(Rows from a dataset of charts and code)
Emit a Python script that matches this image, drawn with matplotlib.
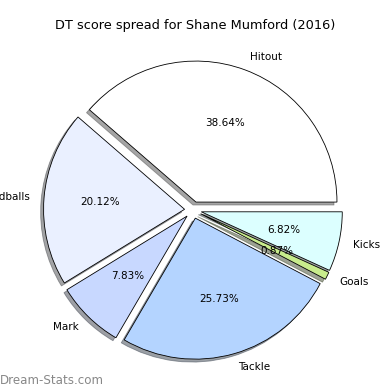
import matplotlib
matplotlib.use('Agg')
import matplotlib.pyplot as plt

# DT score breakdown
labels = ['Hitout', 'Handballs', 'Mark', 'Tackle', 'Goals', 'Kicks']
values = [38.64, 20.12, 7.83, 25.73, 0.87, 6.82]
colors = ['#ffffff', '#eaf0ff', '#c8d8ff', '#b4d4ff', '#c8ec8c', '#dcffff']

fig = plt.figure(figsize=(5.2, 5.2), dpi=75)
ax = fig.add_axes([0, 0, 1, 1])

ax.pie(values, labels=labels, colors=colors, explode=[0.06] * len(values),
       autopct='%1.2f%%', shadow=True, startangle=0,
       wedgeprops={'edgecolor': 'black', 'linewidth': 0.8},
       textprops={'fontsize': 10})

# place pie where it sits in the original picture
s = 141.0
ax.set_xlim(-193 / s, (390 - 193) / s)
ax.set_ylim(-(390 - 210) / s, 210 / s)
ax.axis('off')

fig.text(0.5, 1 - 25 / 390, 'DT score spread for Shane Mumford (2016)',
         ha='center', va='center', fontsize=12.4)
fig.text(0.0, 10 / 390, 'Dream-Stats.com', ha='left', va='center',
         fontsize=11.4, color='#888888')

fig.savefig('out.png', dpi=75)
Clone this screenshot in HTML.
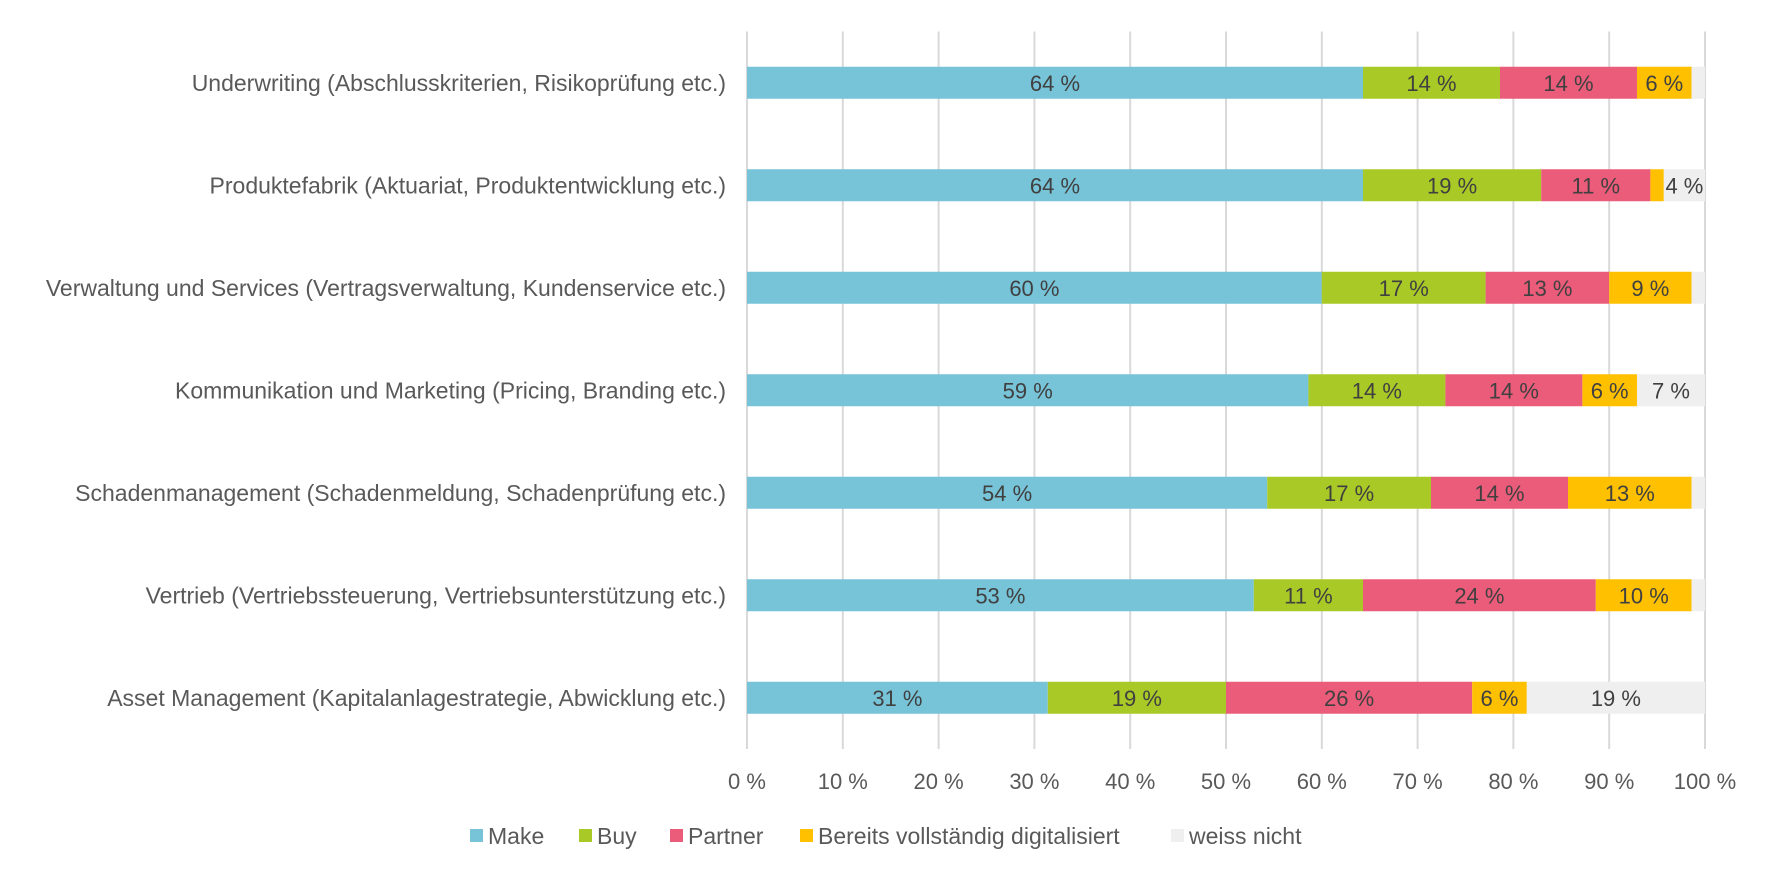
<!DOCTYPE html>
<html><head><meta charset="utf-8"><style>
body{margin:0;background:#fff;width:1770px;height:875px;overflow:hidden}
svg text{font-family:"Liberation Sans",sans-serif;fill:#595959}
</style></head><body>
<svg id="chart" width="1770" height="875"></svg>
<script>
const categories=["Underwriting (Abschlusskriterien, Risikoprüfung etc.)","Produktefabrik (Aktuariat, Produktentwicklung etc.)","Verwaltung und Services (Vertragsverwaltung, Kundenservice etc.)","Kommunikation und Marketing (Pricing, Branding etc.)","Schadenmanagement (Schadenmeldung, Schadenprüfung etc.)","Vertrieb (Vertriebssteuerung, Vertriebsunterstützung etc.)","Asset Management (Kapitalanlagestrategie, Abwicklung etc.)"];
const seriesNames=["Make","Buy","Partner","Bereits vollständig digitalisiert","weiss nicht"];
const make=[64.3,64.3,60,58.6,54.3,52.9,31.4];
const buy=[14.3,18.6,17.1,14.3,17.1,11.4,18.6];
const partner=[14.3,11.4,12.9,14.3,14.3,24.3,25.7];
const digital=[5.7,1.4,8.6,5.7,12.9,10,5.7];
const unknown=[1.4,4.3,1.4,7.1,1.4,1.4,18.6];
const ticks=[0,10,20,30,40,50,60,70,80,90,100];
const colors=["#77C4D9","#A9C927","#EB5B7A","#FFC000","#EFEFEF"];
const series=[make,buy,partner,digital,unknown];
const NS="http://www.w3.org/2000/svg";
const svg=document.getElementById('chart');
const x0=747,x1=1705,plotTop=31.5,band=102.5,barH=32;
const xs=v=>x0+(x1-x0)*v/100;
function mk(t,a){const e=document.createElementNS(NS,t);for(const k in a)e.setAttribute(k,a[k]);svg.appendChild(e);return e;}
ticks.forEach((t,i)=>{
 const g=mk('line',{x1:xs(t),x2:xs(t),y1:plotTop,y2:plotTop+band*categories.length,stroke:'#d9d9d9','stroke-width':2});
 
 
 const l=mk('text',{x:xs(t),y:789,'text-anchor':'middle','font-size':22});
 l.textContent=t+' %';
 
 
});
categories.forEach((c,i)=>{
 const cy=plotTop+band*(i+0.5);
 const l=mk('text',{x:726,y:cy+8,'text-anchor':'end','font-size':23});
 l.textContent=c;
 
 
 let acc=0;
 series.forEach((s,j)=>{
  const v=s[i];
  const r=mk('rect',{x:xs(acc),y:cy-barH/2,width:xs(acc+v)-xs(acc),height:barH,fill:colors[j]});
  
  
  if(v>=3){
   const t=mk('text',{x:(xs(acc)+xs(acc+v))/2,y:cy+8,'text-anchor':'middle','font-size':22,style:'fill:#404040'});
   t.textContent=Math.round(v)+' %';
   
   
  }
  acc+=v;
 });
});
const lx=[470,579,670,800,1171];
seriesNames.forEach((n,j)=>{
 const r=mk('rect',{x:lx[j],y:829,width:13,height:13,fill:colors[j]});
 
 
 const t=mk('text',{x:lx[j]+18,y:844,'font-size':23});
 t.textContent=n;
 
 
});
</script>
</body></html>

- OBJECTIVE
Report all lines of the material that contain the word "script".

- RESULT OF THE TASK
Emit a Python script that matches this image, drawn with matplotlib.
<script>
</script>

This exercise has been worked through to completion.